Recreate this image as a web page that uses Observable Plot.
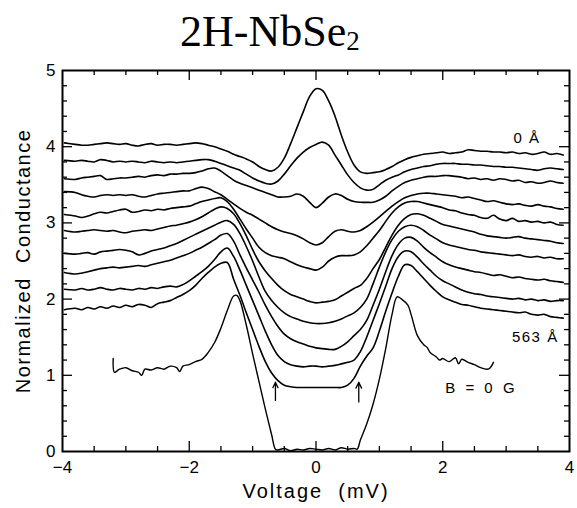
<!DOCTYPE html>
<html>
<head>
<meta charset="utf-8">
<script src="https://cdn.jsdelivr.net/npm/d3@7"></script>
<script src="https://cdn.jsdelivr.net/npm/@observablehq/plot@0.6"></script>
<style>
  body { margin: 0; background: #fff; }
  #title { position: relative; width: 577px; height: 52px; }
  #title span.main { position: absolute; left: 180px; top: 10px; font: 44px/1 "Liberation Serif", "Times New Roman", serif; color: #000; white-space: nowrap; }
  #title span.sub { font-size: 27px; position: relative; top: 4px; }
  svg text { white-space: pre; }
</style>
</head>
<body>
<div id="title"><span class="main">2H-NbSe<span class="sub">2</span></span></div>
<div id="chart"></div>
<script>
// ---- data ----
const X = [-3.97,-3.8,-3.7,-3.6,-3.5,-3.4,-3.3,-3.2,-3.1,-3.0,
  -2.9,-2.8,-2.7,-2.6,-2.5,-2.4,-2.3,-2.2,-2.1,-2.0,
  -1.9,-1.8,-1.7,-1.6,-1.5,-1.4,-1.3,-1.2,-1.1,-1.0,
  -0.9,-0.8,-0.7,-0.6,-0.5,-0.4,-0.3,-0.2,-0.1,0,
  0.1,0.2,0.3,0.4,0.5,0.6,0.7,0.8,0.9,1.0,
  1.1,1.2,1.3,1.4,1.5,1.6,1.7,1.8,1.9,2.0,
  2.1,2.2,2.3,2.4,2.5,2.6,2.7,2.8,2.9,3.0,
  3.1,3.2,3.3,3.4,3.5,3.6,3.7,3.8,3.9];

const c1 = [4.05,4.03,4.02,4.02,4.03,4.04,4.05,4.04,4.03,4.04,
  4.02,4.01,4.03,4.04,4.02,4.03,4.03,4.02,4.03,4.04,
  4.05,4.04,4.02,4.00,3.97,3.94,3.90,3.87,3.84,3.80,
  3.74,3.70,3.68,3.73,3.85,4.04,4.25,4.46,4.66,4.76,
  4.74,4.60,4.40,4.15,3.93,3.76,3.67,3.65,3.66,3.67,
  3.70,3.74,3.79,3.83,3.86,3.88,3.90,3.91,3.92,3.93,
  3.91,3.92,3.93,3.96,3.95,3.94,3.94,3.93,3.93,3.92,
  3.93,3.91,3.92,3.90,3.91,3.93,3.90,3.91,3.89];
const c2 = [3.82,3.81,3.82,3.81,3.80,3.83,3.82,3.80,3.81,3.80,
  3.81,3.80,3.79,3.81,3.80,3.79,3.80,3.79,3.80,3.81,
  3.82,3.83,3.83,3.81,3.78,3.75,3.72,3.69,3.64,3.59,
  3.55,3.52,3.51,3.55,3.64,3.75,3.85,3.93,3.99,4.03,
  4.06,4.02,3.89,3.76,3.63,3.53,3.46,3.43,3.44,3.50,
  3.56,3.60,3.63,3.67,3.70,3.72,3.74,3.75,3.77,3.78,
  3.78,3.78,3.77,3.77,3.76,3.76,3.75,3.74,3.74,3.73,
  3.73,3.72,3.71,3.70,3.69,3.71,3.72,3.71,3.70];
const c3 = [3.58,3.57,3.59,3.60,3.61,3.62,3.57,3.58,3.59,3.59,
  3.60,3.61,3.60,3.62,3.63,3.62,3.64,3.64,3.65,3.65,
  3.66,3.68,3.71,3.72,3.68,3.62,3.56,3.52,3.49,3.46,
  3.43,3.40,3.37,3.34,3.34,3.35,3.38,3.35,3.27,3.20,
  3.26,3.34,3.38,3.36,3.31,3.28,3.27,3.27,3.27,3.30,
  3.35,3.42,3.48,3.53,3.56,3.58,3.60,3.61,3.61,3.62,
  3.62,3.61,3.60,3.58,3.59,3.57,3.58,3.56,3.58,3.57,
  3.55,3.56,3.53,3.54,3.52,3.53,3.55,3.53,3.52];
const c4 = [3.41,3.40,3.37,3.35,3.34,3.36,3.37,3.36,3.37,3.36,
  3.37,3.35,3.34,3.36,3.38,3.39,3.40,3.41,3.42,3.42,
  3.45,3.47,3.45,3.41,3.37,3.31,3.25,3.19,3.14,3.10,
  3.05,3.00,2.95,2.91,2.88,2.86,2.83,2.79,2.74,2.71,
  2.74,2.82,2.89,2.91,2.89,2.88,2.90,2.95,3.01,3.08,
  3.15,3.22,3.28,3.33,3.36,3.38,3.39,3.39,3.38,3.37,
  3.36,3.35,3.33,3.34,3.32,3.30,3.28,3.29,3.27,3.25,
  3.24,3.25,3.23,3.22,3.24,3.22,3.21,3.19,3.18];
const c5 = [3.11,3.09,3.07,3.09,3.12,3.14,3.13,3.15,3.17,3.18,
  3.14,3.15,3.17,3.16,3.18,3.17,3.19,3.20,3.21,3.22,
  3.25,3.28,3.30,3.32,3.33,3.28,3.18,3.05,2.92,2.80,
  2.68,2.61,2.57,2.55,2.53,2.49,2.45,2.42,2.40,2.38,
  2.42,2.50,2.55,2.57,2.57,2.58,2.62,2.70,2.80,2.90,
  3.02,3.13,3.21,3.26,3.28,3.28,3.26,3.24,3.22,3.20,
  3.17,3.16,3.13,3.11,3.10,3.07,3.06,3.10,3.05,3.03,
  3.06,3.02,3.03,3.01,3.02,3.00,3.01,2.98,2.97];
const c6 = [2.90,2.88,2.89,2.90,2.91,2.90,2.89,2.90,2.88,2.87,
  2.89,2.90,2.91,2.90,2.92,2.94,2.96,2.97,2.99,3.01,
  3.04,3.08,3.13,3.18,3.21,3.19,3.12,2.99,2.83,2.65,
  2.49,2.37,2.27,2.18,2.11,2.06,2.03,2.00,1.97,1.95,
  1.96,1.97,1.99,2.04,2.09,2.14,2.18,2.27,2.40,2.52,
  2.68,2.84,2.97,3.06,3.11,3.12,3.10,3.06,3.02,2.98,
  2.96,2.94,2.92,2.90,2.88,2.85,2.83,2.82,2.81,2.80,
  2.81,2.82,2.80,2.79,2.78,2.77,2.76,2.74,2.73];
const c7 = [2.60,2.59,2.60,2.61,2.59,2.62,2.63,2.64,2.65,2.64,
  2.62,2.58,2.60,2.63,2.65,2.67,2.70,2.73,2.77,2.81,
  2.85,2.89,2.93,2.97,3.01,3.03,2.98,2.86,2.69,2.50,
  2.29,2.10,1.98,1.89,1.82,1.77,1.74,1.71,1.69,1.68,
  1.68,1.69,1.71,1.74,1.78,1.82,1.89,2.00,2.20,2.42,
  2.62,2.78,2.89,2.95,2.97,2.95,2.90,2.84,2.79,2.74,
  2.71,2.69,2.67,2.65,2.64,2.62,2.61,2.60,2.59,2.58,
  2.57,2.58,2.56,2.55,2.56,2.54,2.55,2.53,2.53];
const c8 = [2.35,2.33,2.34,2.36,2.38,2.40,2.41,2.42,2.41,2.42,
  2.43,2.44,2.43,2.45,2.47,2.49,2.51,2.54,2.57,2.60,
  2.64,2.68,2.73,2.78,2.84,2.86,2.76,2.58,2.41,2.25,
  2.09,1.92,1.77,1.64,1.54,1.48,1.44,1.41,1.38,1.36,
  1.35,1.34,1.34,1.38,1.44,1.52,1.60,1.72,1.92,2.13,
  2.36,2.57,2.72,2.80,2.81,2.76,2.68,2.61,2.55,2.49,
  2.45,2.42,2.40,2.38,2.36,2.35,2.33,2.31,2.32,2.30,
  2.28,2.29,2.27,2.26,2.25,2.26,2.24,2.23,2.22];
const c9 = [2.13,2.12,2.14,2.12,2.13,2.15,2.13,2.12,2.14,2.13,
  2.12,2.14,2.13,2.15,2.14,2.16,2.17,2.16,2.19,2.24,
  2.30,2.36,2.43,2.52,2.62,2.67,2.56,2.38,2.18,1.98,
  1.78,1.58,1.40,1.26,1.18,1.14,1.12,1.11,1.12,1.12,
  1.11,1.12,1.13,1.15,1.17,1.20,1.31,1.50,1.72,1.94,
  2.17,2.40,2.56,2.63,2.62,2.55,2.46,2.38,2.30,2.24,
  2.20,2.16,2.12,2.09,2.07,2.06,2.04,2.03,2.02,2.01,
  2.00,2.01,1.99,2.00,1.98,1.99,1.97,1.98,1.98];
const c10 = [1.86,1.88,1.86,1.89,1.87,1.90,1.88,1.91,1.89,1.92,
  1.90,1.93,1.92,1.89,1.94,1.96,1.98,2.02,2.06,2.11,
  2.18,2.27,2.35,2.42,2.47,2.48,2.26,2.05,1.82,1.60,
  1.38,1.18,1.03,0.93,0.87,0.85,0.84,0.84,0.84,0.84,
  0.84,0.84,0.84,0.84,0.87,0.96,1.12,1.25,1.36,1.58,
  1.84,2.08,2.30,2.45,2.44,2.36,2.27,2.18,2.10,2.03,
  1.99,1.96,1.93,1.92,1.90,1.88,1.87,1.86,1.85,1.84,
  1.83,1.82,1.83,1.80,1.79,1.80,1.77,1.76,1.75];

// B = 0 G spectrum
const b0X = [-3.2,-3.18,-3.1,-3.0,-2.9,-2.8,-2.75,-2.7,-2.6,-2.5,
  -2.4,-2.3,-2.2,-2.15,-2.1,-2.0,-1.9,-1.8,-1.7,-1.6,
  -1.5,-1.4,-1.3,-1.25,-1.2,-1.1,-1.0,-0.9,-0.8,-0.7,
  -0.64,-0.6,-0.5,-0.4,-0.3,-0.2,-0.1,0,0.1,0.2,
  0.3,0.4,0.5,0.6,0.65,0.7,0.8,0.9,1.0,1.1,
  1.2,1.28,1.35,1.45,1.5,1.6,1.7,1.75,1.8,1.9,
  1.95,2.0,2.1,2.2,2.25,2.3,2.4,2.5,2.6,2.7,
  2.75,2.8];
const b0Y = [1.22,1.04,1.08,1.10,1.06,1.04,1.00,1.08,1.07,1.10,
  1.08,1.12,1.10,1.05,1.12,1.14,1.18,1.21,1.30,1.43,
  1.62,1.85,2.04,2.05,1.98,1.66,1.28,0.92,0.56,0.22,
  0.03,0.02,0.04,0.01,0.03,0.02,0.04,0.03,0.02,0.04,
  0.02,0.05,0.03,0.04,0.03,0.15,0.36,0.62,0.95,1.35,
  1.80,2.03,2.00,1.92,1.80,1.52,1.40,1.37,1.30,1.24,
  1.20,1.22,1.18,1.23,1.15,1.21,1.17,1.14,1.10,1.08,
  1.10,1.17];

const seriesNames = ["0 Å","d2","d3","d4","d5","d6","d7","d8","d9","563 Å"];
const seriesValues = [c1,c2,c3,c4,c5,c6,c7,c8,c9,c10];

const labels = [
  {x: 3.33, y: 4.11, text: "0 Å"},
  {x: 3.46, y: 1.50, text: "563 Å"},
  {x: 2.61, y: 0.83, text: "B = 0 G"}
];
const arrows = [
  {x: -0.64, y1: 0.67, y2: 0.91},
  {x: 0.675, y1: 0.65, y2: 0.91}
];

const xTickLabels = [-4,-2,0,2,4];
const yTickLabels = [0,1,2,3,4,5];
const xMajorTicks = [-2,0,2];
const xMinorTicks = [-3.5,-3,-2.5,-1.5,-1,-0.5,0.5,1,1.5,2.5,3,3.5];
const yMajorTicks = [1,2,3,4];
const yMinorTicks = [0.2,0.4,0.6,0.8,1.2,1.4,1.6,1.8,2.2,2.4,2.6,2.8,3.2,3.4,3.6,3.8,4.2,4.4,4.6,4.8];

// ---- build tables ----
const rows = seriesValues.flatMap((ys, k) => X.map((x, i) => ({x, y: ys[i], s: seriesNames[k]})));
const b0rows = b0X.map((x, i) => ({x, y: b0Y[i]}));

const W = 577, H = 456;
const mL = 62, mR = 8, mT = 18, mB = 57;
const fw = W - mL - mR, fh = H - mT - mB;
const fmt = d => d < 0 ? "\u2212" + Math.abs(d) : String(d);

const svg = Plot.plot({
  width: W,
  height: H,
  marginLeft: mL, marginRight: mR, marginTop: mT, marginBottom: mB,
  style: {fontFamily: "'Liberation Sans', Arial, sans-serif", fontSize: "17px", background: "#fff", color: "#000"},
  x: {domain: [-4, 4], ticks: xTickLabels, tickSize: 0, tickPadding: 9, tickFormat: fmt, label: null},
  y: {domain: [0, 5], ticks: yTickLabels, tickSize: 0, tickPadding: 7, tickFormat: fmt, label: null},
  marks: [
    // inward ticks on all four sides
    Plot.ruleX(xMinorTicks, {x: d => d, insetTop: fh - 5, stroke: "#000", strokeWidth: 1.3}),
    Plot.ruleX(xMinorTicks, {x: d => d, insetBottom: fh - 5, stroke: "#000", strokeWidth: 1.3}),
    Plot.ruleX(xMajorTicks, {x: d => d, insetTop: fh - 10, stroke: "#000", strokeWidth: 1.3}),
    Plot.ruleX(xMajorTicks, {x: d => d, insetBottom: fh - 10, stroke: "#000", strokeWidth: 1.3}),
    Plot.ruleY(yMinorTicks, {y: d => d, insetRight: fw - 5, stroke: "#000", strokeWidth: 1.3}),
    Plot.ruleY(yMinorTicks, {y: d => d, insetLeft: fw - 5, stroke: "#000", strokeWidth: 1.3}),
    Plot.ruleY(yMajorTicks, {y: d => d, insetRight: fw - 10, stroke: "#000", strokeWidth: 1.3}),
    Plot.ruleY(yMajorTicks, {y: d => d, insetLeft: fw - 10, stroke: "#000", strokeWidth: 1.3}),
    // spectra
    Plot.line(rows, {x: "x", y: "y", z: "s", stroke: "#000", strokeWidth: 1.6, curve: "catmull-rom"}),
    Plot.line(b0rows, {x: "x", y: "y", stroke: "#000", strokeWidth: 1.4, curve: "catmull-rom"}),
    Plot.frame({stroke: "#000", strokeWidth: 2}),
    // annotations
    Plot.arrow(arrows, {x1: "x", x2: "x", y1: "y1", y2: "y2", stroke: "#000", strokeWidth: 1.3, headLength: 9, headAngle: 50}),
    Plot.text(labels, {x: "x", y: "y", text: "text", fontSize: 15, fill: "#000"}),
    Plot.text(["Voltage  (mV)"], {text: d => d, frameAnchor: "bottom", textAnchor: "middle", lineAnchor: "middle", dy: 40, fontSize: 20, fill: "#000"}),
    Plot.text(["Normalized  Conductance"], {text: d => d, frameAnchor: "left", textAnchor: "middle", lineAnchor: "middle", dx: -38.5, rotate: -90, fontSize: 20, fill: "#000"})
  ]
});

svg.querySelectorAll("text").forEach(t => {
  const s = t.textContent;
  if (s === "Voltage  (mV)") t.style.letterSpacing = "2px";
  else if (s === "Normalized  Conductance") t.style.letterSpacing = "1.5px";
  else if (s === "B = 0 G") t.style.letterSpacing = "3px";
  else if (s === "563 Å" || s === "0 Å") t.style.letterSpacing = "1.5px";
});

document.getElementById("chart").appendChild(svg);
</script>
</body>
</html>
----------
REQUIREMENTS: Every line from the start of the listing above through the line with "3.1,3.2,3.3,3.4,3.5,3.6,3.7,3.8,3.9];" should be repeated exactly; skip the pictures and add nothing else.

TASK SOLUTION:
Recreate this image as a web page that uses Observable Plot.
<!DOCTYPE html>
<html>
<head>
<meta charset="utf-8">
<script src="https://cdn.jsdelivr.net/npm/d3@7"></script>
<script src="https://cdn.jsdelivr.net/npm/@observablehq/plot@0.6"></script>
<style>
  body { margin: 0; background: #fff; }
  #title { position: relative; width: 577px; height: 52px; }
  #title span.main { position: absolute; left: 180px; top: 10px; font: 44px/1 "Liberation Serif", "Times New Roman", serif; color: #000; white-space: nowrap; }
  #title span.sub { font-size: 27px; position: relative; top: 4px; }
  svg text { white-space: pre; }
</style>
</head>
<body>
<div id="title"><span class="main">2H-NbSe<span class="sub">2</span></span></div>
<div id="chart"></div>
<script>
// ---- data ----
const X = [-3.97,-3.8,-3.7,-3.6,-3.5,-3.4,-3.3,-3.2,-3.1,-3.0,
  -2.9,-2.8,-2.7,-2.6,-2.5,-2.4,-2.3,-2.2,-2.1,-2.0,
  -1.9,-1.8,-1.7,-1.6,-1.5,-1.4,-1.3,-1.2,-1.1,-1.0,
  -0.9,-0.8,-0.7,-0.6,-0.5,-0.4,-0.3,-0.2,-0.1,0,
  0.1,0.2,0.3,0.4,0.5,0.6,0.7,0.8,0.9,1.0,
  1.1,1.2,1.3,1.4,1.5,1.6,1.7,1.8,1.9,2.0,
  2.1,2.2,2.3,2.4,2.5,2.6,2.7,2.8,2.9,3.0,
  3.1,3.2,3.3,3.4,3.5,3.6,3.7,3.8,3.9];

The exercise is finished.